Briley pointed out that providing sewer is essential because water is not enough to attract the commercial growth Jones County needs to reduce taxes.

“Once that nucleus is built out and you generate enough customers, that in turn generates enough revenue to service the debt on a waste water treatment plant,” he said.

Briley said the city is already permitted to treat five million gallons of sewage per month and is now operating on 0.4 million. Briley said the growth can be expanded 10 times.

“What I’m saying is, the city has no designs on Old Clinton, or Haddock, or Greene Settlement Road, or Bradley, or anybody else for that matter. What the city wants to do is generate a small nucleus of an area.”

Briley said the water line along Lite-N-Tie Road is a good example of spending money for infrastructure without receiving commercial growth.

“It costs you more for each one of those houses because for every dollar you receive in taxes, you spend $1.33 for services,” Briley said. “If you continue to run water lines as you propose, you are going to serve Bradley and develop farm land, and it will cost you 33 percent more for every customer you add.”

Briley told the commissioners it is possible to supply water to county residents and have economic development.

“The people that live in this small geographic area, around what is now Gray, in this dense area I’m talking about, are probably not going to like what happens. They are not going to like the commercial and industrial growth we are able to generate here,” he said. “But I can tell you what they are going to like. In 25 years, they are going to like it that their taxes did not continue to go up.”

Briley said Jones County and Gray are headed for some of the highest taxes in Middle Georgia unless an economic engine is generated.

“That economic engine had better be right here where we can afford to densify the growth, where we can afford to offer both water and sewer, because without both water and sewer in a small geographic area, you are not going to be able to afford to serve just water out to Haddock.”

Low impact commercial

Briley said the bypass will provide opportunity for the kind of commercial growth the county needs with water and sewer available, coupled with a fiber optic backbone that runs right through Gray.

“That means we can have the kind of commercial growth we say that we want. That means we can have a call center and can attract this kind of growth and put the low impact, high dollar commercial growth right out there, right where we are talking about doing it.”

The mayor said it is not going to happen as long as the city and county argue about it. It will only happen when elected officials start talking about it and make something positive out of it.

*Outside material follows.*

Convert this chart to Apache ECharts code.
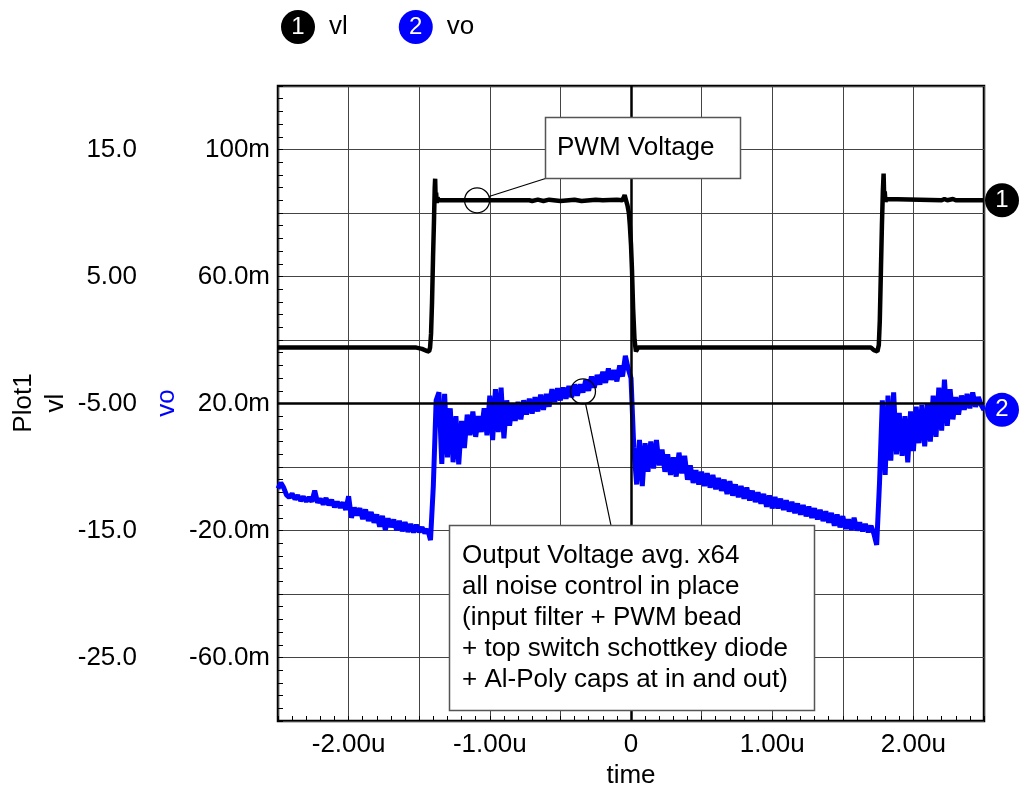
<!DOCTYPE html>
<html>
<head>
<meta charset="utf-8">
<script src="https://cdn.jsdelivr.net/npm/echarts@6/dist/echarts.min.js"></script>
<style>
  html, body { margin: 0; padding: 0; background: #fff; }
  #chart { width: 1019px; height: 788px; }
</style>
</head>
<body>
<div id="chart"></div>
<script>
// ---- scope capture: PWM node voltage (vl, volts) and averaged output ripple (vo, mV), time in µs ----

// labelled ticks
const timeTickLabels = [-2, -1, 0, 1, 2];
const vlTickLabels = [15, 5, -5, -15, -25];
const voTickLabels = [100, 60, 20, -20, -60];

// vl: switch node, edges sampled more densely
const vlTime = [
  -2.50, -1.52, -1.48, -1.45, -1.43, -1.423, -1.416, -1.409, -1.402, -1.395,
  -1.390, -1.387, -1.384, -1.380, -1.376, -1.370, -1.362, -1.30, -0.72, -0.70,
  -0.66, -0.62, -0.58, -0.50, -0.40, -0.35, -0.25, -0.20, -0.10, -0.06,
  -0.045, -0.035, -0.025, -0.015, -0.008, 0.000, 0.007, 0.015, 0.025, 0.035,
  0.05, 1.70, 1.72, 1.745, 1.755, 1.762, 1.770, 1.777, 1.784, 1.789,
  1.793, 1.797, 1.802, 1.81, 1.82, 2.20, 2.22, 2.24, 2.28, 2.30,
  2.50
];
const vlValue = [
  -0.6, -0.6, -0.7, -0.85, -0.9, -0.6, 0.5, 3.0, 6.5, 9.5,
  12.0, 12.7, 11.3, 11.6, 10.8, 11.2, 11.0, 11.0, 11.0, 10.95,
  11.05, 10.95, 11.05, 10.95, 11.05, 10.95, 11.05, 11.0, 11.05, 11.0,
  11.4, 11.0, 10.6, 10.0, 9.0, 7.5, 5.5, 2.5, 0.0, -0.9,
  -0.6, -0.6, -0.8, -0.9, -0.4, 1.5, 5.5, 9.0, 11.8, 13.1,
  11.2, 11.7, 10.9, 11.1, 11.0, 11.0, 11.1, 11.0, 11.1, 11.0,
  11.0
];

// vo: averaged output (mV), one sample every 20 ns starting at -2.50 µs
const voStart = -2.50;
const voStep = 0.02;
const voValue = [
  -6.8, -5.0, -6.5, -8.8, -9.6, -8.4, -10.1, -9.0, -10.6, -9.4,
  -10.8, -9.6, -10.9, -7.4, -11.2, -10.0, -11.8, -9.8, -12.0, -10.4,
  -12.6, -11.0, -12.8, -11.2, -13.5, -9.2, -16.0, -12.8, -15.2, -13.0,
  -16.4, -13.4, -17.0, -14.2, -17.5, -15.0, -18.8, -15.4, -19.8, -16.2,
  -18.9, -16.6, -19.9, -17.0, -20.2, -17.4, -20.4, -18.0, -20.6, -18.2,
  -20.5, -19.0, -20.8, -19.6, -23.0, -6.0, 21.0, 23.5, 1.0, 23.0,
  3.0, 18.5, 1.5, 16.0, 0.8, 14.5, 6.0, 16.5, 10.0, 17.5,
  9.5, 16.0, 11.0, 18.5, 10.0, 22.5, 8.5, 24.5, 11.0, 25.0,
  9.0, 21.0, 13.0, 20.0, 14.5, 20.5, 15.0, 21.0, 16.5, 21.5,
  16.8, 22.0, 17.5, 22.8, 18.0, 23.0, 19.0, 24.5, 20.5, 24.8,
  21.0, 25.0, 21.5, 25.5, 22.0, 26.0, 22.5, 26.0, 23.5, 27.5,
  24.0, 28.5, 25.0, 29.0, 26.0, 30.0, 26.5, 31.0, 27.5, 30.5,
  27.0, 32.0, 28.5, 35.0, 31.0, 28.0, 6.0, -5.5, 8.5, -6.0,
  7.5, -1.5, 8.0, -0.5, 8.5, 0.5, 5.5, -1.5, 4.0, -2.5,
  3.0, -3.0, 4.5, -2.0, 3.5, -4.0, 0.5, -5.0, -1.0, -5.5,
  -1.5, -6.0, -2.0, -6.5, -2.5, -7.0, -3.5, -7.5, -4.0, -8.5,
  -4.5, -9.0, -5.5, -9.5, -6.0, -10.0, -6.5, -10.5, -7.5, -11.0,
  -8.0, -11.5, -8.5, -12.5, -9.0, -13.0, -9.5, -13.0, -10.0, -13.5,
  -10.5, -14.0, -11.0, -14.5, -11.5, -15.0, -12.0, -15.5, -12.5, -16.0,
  -13.0, -16.5, -13.5, -17.0, -14.0, -17.5, -14.5, -18.5, -15.0, -19.0,
  -15.5, -19.5, -16.5, -19.8, -16.0, -20.0, -17.5, -20.2, -18.0, -20.5,
  -18.5, -21.0, -24.5, -5.0, 21.0, -2.5, 22.5, 2.0, 23.5, 4.0,
  17.0, 3.5, 16.0, 1.5, 17.5, 5.0, 19.0, 7.5, 19.5, 6.5,
  20.0, 8.0, 22.5, 9.5, 25.0, 11.5, 27.5, 13.0, 24.5, 15.0,
  22.0, 16.5, 22.5, 18.0, 23.0, 18.5, 23.5, 19.0, 22.0, 19.5,
  18.0
];

// annotation anchor points (data coordinates)
const pwmNote = { t: -1.09, v: 11.0, text: 'PWM Voltage' };
const outNote = {
  t: -0.34, v: 23.8,
  text: [
    'Output Voltage avg. x64',
    'all noise control in place',
    '(input filter + PWM bead',
    '+ top switch schottkey diode',
    '+ Al-Poly caps at in and out)'
  ]
};

const FONT = "'Liberation Sans', Arial, sans-serif";
const BLUE = '#0000ff';

const vlData = vlTime.map((t, i) => [t, vlValue[i]]);
const voData = voValue.map((v, i) => [voStart + i * voStep, v]);

const chart = echarts.init(document.getElementById('chart'), null, { renderer: 'canvas' });

const badge = (color) => ({
  backgroundColor: color, color: '#fff', width: 34, height: 34, lineHeight: 34,
  borderRadius: 17, align: 'center', fontSize: 24, fontFamily: FONT
});

const tickStyle = { color: '#000', width: 1 };

const option = {
  animation: false,
  backgroundColor: '#fff',
  textStyle: { fontFamily: FONT },
  legend: {
    left: 271, top: 5, itemWidth: 0, itemHeight: 0, itemGap: 46,
    icon: 'none', selectedMode: false,
    data: ['vl', 'vo'],
    formatter: (name) => name === 'vl' ? '{a|1}{t|vl}' : '{b|2}{t|vo}',
    textStyle: {
      rich: {
        a: badge('#000'),
        b: badge(BLUE),
        t: { fontSize: 26, color: '#000', padding: [0, 0, 0, 14], fontFamily: FONT }
      }
    }
  },
  grid: {
    left: 278, top: 86, width: 706, height: 635,
    show: true, borderColor: '#000', borderWidth: 2.5, backgroundColor: '#fff',
    outerBoundsMode: 'none'
  },
  xAxis: {
    type: 'value', min: -2.5, max: 2.5, interval: 0.5, position: 'bottom',
    name: 'time', nameLocation: 'middle', nameGap: 38,
    nameTextStyle: { fontSize: 26, color: '#000', fontFamily: FONT },
    axisLine: { show: false, onZero: false },
    axisTick: { show: true, inside: true, length: 5, lineStyle: tickStyle },
    minorTick: { show: true, splitNumber: 5, length: 5, lineStyle: tickStyle },
    splitLine: { show: true, lineStyle: { color: '#444', width: 1 } },
    axisLabel: {
      margin: 11, fontSize: 26, color: '#000', fontFamily: FONT,
      showMinLabel: true, showMaxLabel: true, hideOverlap: false,
      formatter: (v) => {
        const k = Math.round(v * 100) / 100;
        if (!timeTickLabels.includes(k)) return '';
        return k === 0 ? '0' : k.toPrecision(3) + 'u';
      }
    }
  },
  yAxis: [
    {
      type: 'value', min: -30, max: 20, interval: 5, position: 'left',
      axisLine: { show: false, onZero: false },
      axisTick: { show: true, inside: true, length: 5, lineStyle: tickStyle },
      minorTick: { show: true, splitNumber: 5, length: 5, lineStyle: tickStyle },
      splitLine: { show: true, lineStyle: { color: '#444', width: 1 } },
      axisLabel: {
        margin: 141, fontSize: 26, color: '#000', fontFamily: FONT,
        showMinLabel: true, showMaxLabel: true, hideOverlap: false,
        formatter: (v) => vlTickLabels.includes(v) ? v.toPrecision(3) : ''
      }
    },
    {
      type: 'value', min: -80, max: 120, interval: 20, position: 'left',
      axisLine: { show: false, onZero: false }, axisTick: { show: false }, splitLine: { show: false },
      axisLabel: {
        margin: 8, fontSize: 26, color: '#000', fontFamily: FONT,
        showMinLabel: true, showMaxLabel: true, hideOverlap: false,
        formatter: (v) => voTickLabels.includes(v) ? v.toPrecision(3) + 'm' : ''
      }
    }
  ],
  series: [
    {
      name: 'vl', type: 'line', xAxisIndex: 0, yAxisIndex: 0,
      data: vlData, showSymbol: false, symbol: 'none',
      lineStyle: { color: '#000', width: 4.5 }, itemStyle: { color: '#000' },
      z: 3,
      markLine: {
        silent: true, symbol: 'none', label: { show: false },
        lineStyle: { color: '#000', width: 2.5, type: 'solid' },
        data: [{ yAxis: -5 }, { xAxis: 0 }]
      },
      markPoint: {
        silent: true,
        data: [{
          coord: vlData[vlData.length - 1], symbol: 'circle', symbolSize: 34,
          symbolOffset: [18, 0], itemStyle: { color: '#000' },
          label: { show: true, position: 'inside', formatter: '1', color: '#fff', fontSize: 24, fontFamily: FONT }
        }]
      }
    },
    {
      name: 'vo', type: 'line', xAxisIndex: 0, yAxisIndex: 1,
      data: voData, showSymbol: false, symbol: 'none',
      lineStyle: { color: BLUE, width: 5 }, itemStyle: { color: BLUE },
      z: 4,
      markPoint: {
        silent: true,
        data: [{
          coord: voData[voData.length - 1], symbol: 'circle', symbolSize: 34,
          symbolOffset: [18, 0], itemStyle: { color: BLUE },
          label: { show: true, position: 'inside', formatter: '2', color: '#fff', fontSize: 24, fontFamily: FONT }
        }]
      }
    }
  ],
  graphic: [
    { type: 'text', x: 24, y: 403, rotation: Math.PI / 2, z: 50,
      style: { text: 'Plot1', fontSize: 26, fontFamily: FONT, fill: '#000', align: 'center', verticalAlign: 'middle' } },
    { type: 'text', x: 56, y: 403, rotation: Math.PI / 2, z: 50,
      style: { text: 'vl', fontSize: 26, fontFamily: FONT, fill: '#000', align: 'center', verticalAlign: 'middle' } },
    { type: 'text', x: 167, y: 403, rotation: Math.PI / 2, z: 50,
      style: { text: 'vo', fontSize: 26, fontFamily: FONT, fill: BLUE, align: 'center', verticalAlign: 'middle' } }
  ]
};

chart.setOption(option);

// callouts: box + leader line + ring around the annotated point
const R = 12.5;
const p1 = chart.convertToPixel({ xAxisIndex: 0, yAxisIndex: 0 }, [pwmNote.t, pwmNote.v]);
const p2 = chart.convertToPixel({ xAxisIndex: 0, yAxisIndex: 1 }, [outNote.t, outNote.v]);

function leader(from, center) {
  const dx = from[0] - center[0], dy = from[1] - center[1];
  const d = Math.hypot(dx, dy);
  return { x1: from[0], y1: from[1], x2: center[0] + R * dx / d, y2: center[1] + R * dy / d };
}

const box1 = { x: 545.5, y: 117.5, width: 195, height: 61 };
const box2 = { x: 449.5, y: 525.5, width: 365, height: 185 };

chart.setOption({
  graphic: option.graphic.concat([
    { type: 'line', z: 90, shape: leader([box1.x, box1.y + box1.height], p1), style: { stroke: '#000', lineWidth: 1.2 } },
    { type: 'circle', z: 90, shape: { cx: p1[0], cy: p1[1], r: R }, style: { fill: 'none', stroke: '#000', lineWidth: 1.3 } },
    { type: 'rect', z: 100, shape: box1, style: { fill: '#fff', stroke: '#555', lineWidth: 1.5 } },
    { type: 'text', z: 101, x: box1.x + 11.5, y: box1.y + box1.height / 2,
      style: { text: pwmNote.text, fontSize: 26, fontFamily: FONT, fill: '#000', align: 'left', verticalAlign: 'middle' } },
    { type: 'line', z: 90, shape: leader([611, box2.y], p2), style: { stroke: '#000', lineWidth: 1.2 } },
    { type: 'circle', z: 90, shape: { cx: p2[0], cy: p2[1], r: R }, style: { fill: 'none', stroke: '#000', lineWidth: 1.3 } },
    { type: 'rect', z: 100, shape: box2, style: { fill: '#fff', stroke: '#555', lineWidth: 1.5 } },
    { type: 'text', z: 101, x: box2.x + 12.5, y: box2.y + 15,
      style: { text: outNote.text.join('\n'), fontSize: 26, lineHeight: 31, fontFamily: FONT, fill: '#000', align: 'left', verticalAlign: 'top' } }
  ])
});
</script>
</body>
</html>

“If we can smile, shake hands and walk away saying maybe, just maybe my mind is not as made up as it was when we sat down at the table. Maybe we do need to focus on economic development and forget about who serves it.”

Briley said he could care less who serves the area.

“What I want is economic development so my children and grandchildren and your children and grandchildren may have an opportunity to locate here and live here rather than off to Atlanta,” he said.

Briley said the school system is attracting growth, but without economic development, it too will begin to decline.

“That is just the nature of the curve. That’s the way it goes.”

Gault brought up the idea of creating an advisory board to take the decisions out of the hands of city and county officials, and Briley said he would not ‘slam the door shut’ on the idea.

“At some point maybe it’s going to make sense for us, especially the more we talk about it together like we are now,” Briley commented. “Why don’t we take it slow and focus on economic development together, and let the chips fall where they may with the details.”

The next meeting of city and county officials will be at the D.V. Childs Civic Center Auditorium.